Over the past few weeks, I’ve read many misguided comments about Liverpool fans’ with regard to the ‘Hodgson Situation.’ Some members of the press have even gone as far as implying that the fans, some of whom have wanted Hodgson out for a few months now, are stupid and do not know what they are talking about.
According to Dave Kidd of the UK based Sunday newspaper, The People, Liverpool FC fans have created the ‘Hodgson Situation’ by expecting too much and that we all ‘want success yesterday.’ In my eyes this is a massive insult to us as a group of supporters. As Dave Kidd, and plenty of other ‘experts’ know very well, we’ve had plenty of success ‘yesterday.’
Last season we finished 7th and subsequently a change of management was made. Whether the decision to dismiss Rafael Benitez was right or wrong is an issue that is still debated strongly to this day, but what we do know is a lot of the fans felt undoubtedly underwhelmed by the choice of replacement. Yet, despite Hodgson claiming otherwise, once it was officially announced everyone fell in line with ‘The Liverpool Way’ and let him make his own first impressions rather than acting on our own preconceptions without giving the new man a chance.
And to be absolutely fair, I feel Hodgson’s reign started well. Being kind, other than a couple of choice signings and some unpopular decisions regarding outgoing players, we had started positively in Europe and gave Arsenal a good game on the opening day of the Premier League season. Yet Hodgson’s suitability for the Liverpool job came under question as dire and negative performances, combined with a woeful away record, saw the reds record their worst start to a league campaign for around half a decade.
Aside from the unacceptable results and performances, Hodgson’s off the pitch performances have arguably been worse than those on the field.
His early interviews when taking up the post were encouraging. He seemed to be embracing the idea that he was privileged to be our manager. Yet his public comments became increasingly frustrating, including needlessly talking up the opposition before matches, and also our dire performances after embarrassing defeats, as well as ignoring fierce attacks on the character of one of our best players, and shortly afterwards agreeing that selling him to his attacker is not far from impossible.
In contrary to the belief from a large section of the media, we didn’t expect Hodgson to have us challenging for the league straight away. Nor did we think a return to the top four was ours for the taking. In reality, it was very much the the opposite. Upon the announcement he was to be our new manager, there was plenty of talk of him ‘steadying the ship,’ which was as much a welcome idea as the season before was an unwelcome surprise. However, what we ended up with was a manager who I feel, more often than not, set out to ‘not lose’ games and in the process has all but alienated some of our more attacking players with ancient tactics or, better yet, bluntly refused to use them in their true roles. Along this rocky path he has blamed everyone, including the fans, the players, the previous manager and even the freak weather for our misfortunes, leaving himself out of the equation.

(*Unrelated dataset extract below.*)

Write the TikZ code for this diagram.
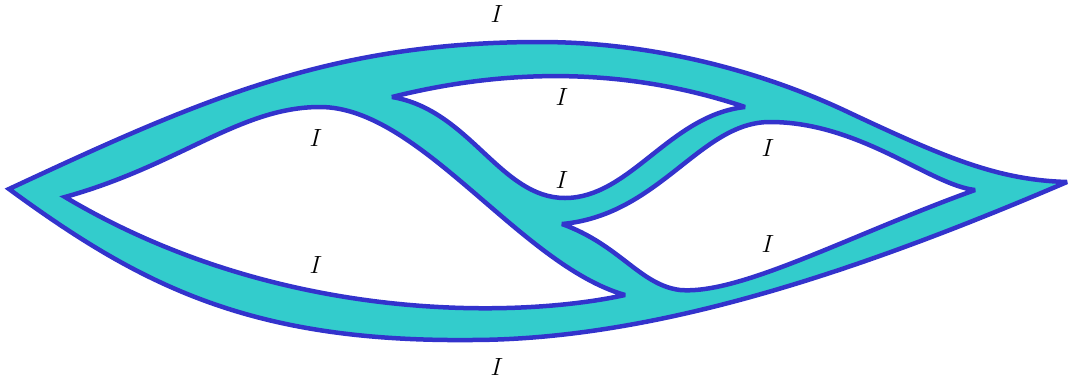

At this point last season, Benitez’ record had certain sections of the media calling for his head. Yet the same journalists this time around, despite the situation being arguably worse, feel that Liverpool fans are being rash in their wishes. The previous manager was dismissed for finishing 7th, bearing in mind he had shown us what he was capable of in the seasons before. On the flip side, Hodgson’s record up to now has us finishing much worse off than last season, with only a mid table finish and a Europa League final appearance with his previous club to back up his recent credentials.
I know a lot of our fans, myself included, have felt abnormal wanting a Liverpool manager to be sacked so early in to the season. The feeling is something that we have never really experienced before, at the very least as a majority. You see fans of other football clubs baying for blood midway through the season after a run of unsavoury results, yet while we have had managers who had arguably ran their course and became unsuitable for our club, there has never been this level of public discontent before. Yet we are portrayed as impatient and demanding as the usual suspects seen calling for a manager’s head when things aren’t going right.
So to those journalists and experts who feel Hodgson is bearing the brunt of a new found impatience amongst Liverpool fans, bear in mind that we have experienced success ‘yesterday,’ and we know full well that it doesn’t come without intense preparation and forward thinking. And we also know, as Roy Hodgson has stated himself after periods of sustained pressure, that there isn’t a magic wand that will instantly make things happen. Preparation like this can take a long time to establish amongst a group of players. Yet we know that such inspiration doesn’t come from men who feel it is ‘naive’ to think they can beat every team they come up against. If you don’t feel you can win any given match, surely managing a club as big as Liverpool Football Club is not for you.